Rick was born into a family of moonshiners, railroad men, and unionized ALCOA factory workers in the foothills of the Smokies. He grew up in Nashville. He lived in Kentucky, Florida, and Alabama before, like Davy Crockett, ending up in Texas, where he teaches literature and writing, writes about literature and philosophy, and occasionally makes poems.

One thought on “On the Something There Is

  • The following poem is about an alternative to land value taxation. There is a close connection with the landlordism and the walls needing repair.

    A MORE STEALTHY GEORGIST CAT

    The Georgist cat is small and lean
    And often doesn’t get to be seen.
    It hides in the branches of an economic’s-tree
    So it takes a long while for you or for me,
    To appreciate its cute and original form
    That the landlords are so ready to scorn.

    The economic’s-tree has many fine branches
    (On which we contend, there are no free-lunches).
    Whilst the land-owning rich in the city all claim
    As bloated capitalists, that they’re not to blame
    For the gap that lays ‘twixt the poor and the wealthy,
    But oppose any tax to make our nation healthy.

    Have you heard the tale of a committee, that
    Thought to bell and get warning of a fat cat?
    But could not find a soul to apply this device,
    Because typically all were a council of mice!
    Our Georgist cat has a bell ready-fitted,
    (Which makes this analogy more to be pitted).
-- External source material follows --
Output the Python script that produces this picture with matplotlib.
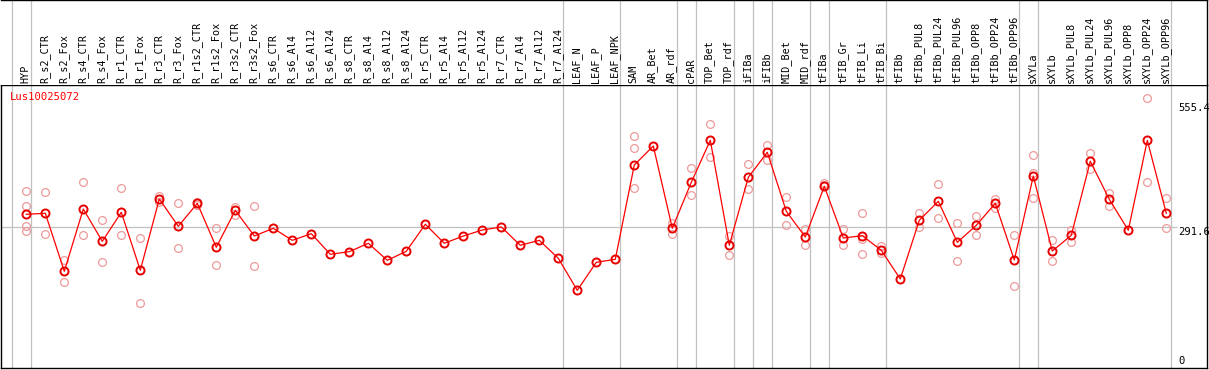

    This warning sound makes our ideals unwanted,
    For a new tax is how politicians get doubted.
    So the Georgist cat fails to catch any mice
    That pose as landlords, along with their vice.
    But how shall we silence the bell’s warning sound
    And quieten the news that our pussy’s around?

    Our Georgist feline is in serious error,
    ‘Cause its bell draws attention not only to whether
    Valuable sites can be ethically shared,
    But also the rent from a site is declared
    As the means to replace other kinds of taxation,
    Which obviously causes the landlords vexation.

    In the economic’s tree many other beasts lurk
    But are missed, after learning of Henry G’s quirk
    Through the cat-finder’s recently brilliant discovery.
    This writer seeks a new means for recovery
    From our politi-unacceptable claim,
    And stealthily project LVT once again.

    If we would but examine some more of the tree
    Alternatives are waiting there for us to see.
    Among them is hiding a far better way
    For an equivalent LVT effect, to stay
    In essence, without causing such evil offences
    To the landlords and their partitioning fences.

    When a property-owner decides to sell–quick
    The gov’ment buys its land, and not the public!
    Its occupant then leases it for a similar fee
    To the One-Tax of Henry George’s decree.

    Any buildings on-site should be sold as previously
    But without the land, on which the price grievously
    Had risen, with huge speculation in its advance
    That stopped entrepreneurs from having a chance.

    The cost of this land must be raised through new bonds
    Which the government sells and the public responds,
    ‘Though their interest-rate’s a bit lower than rent,
    Their returns are more stable than the average tenant!

    This process will take many years to complete–
    So its financial support is no great money feat.
    After the lease-fees begin to collect,
    Gov’ments can tax less, and firmly expect
    To pursue this policy without change, until
    All the lease-fees are site-rents in the Gov’ment’s till.

    With the land properly shared, the government sees
    That site development stays with the current leasees.
    Other taxes that cause so much trouble and hate
    Are scrapped, with great pleasure to all in the state,
    Except for some bankers and the tax collectors
    Whose actions no longer apply in these sectors.

    Land-rights will be shared through this simple device,
    By a fast-growing country that takes our advice.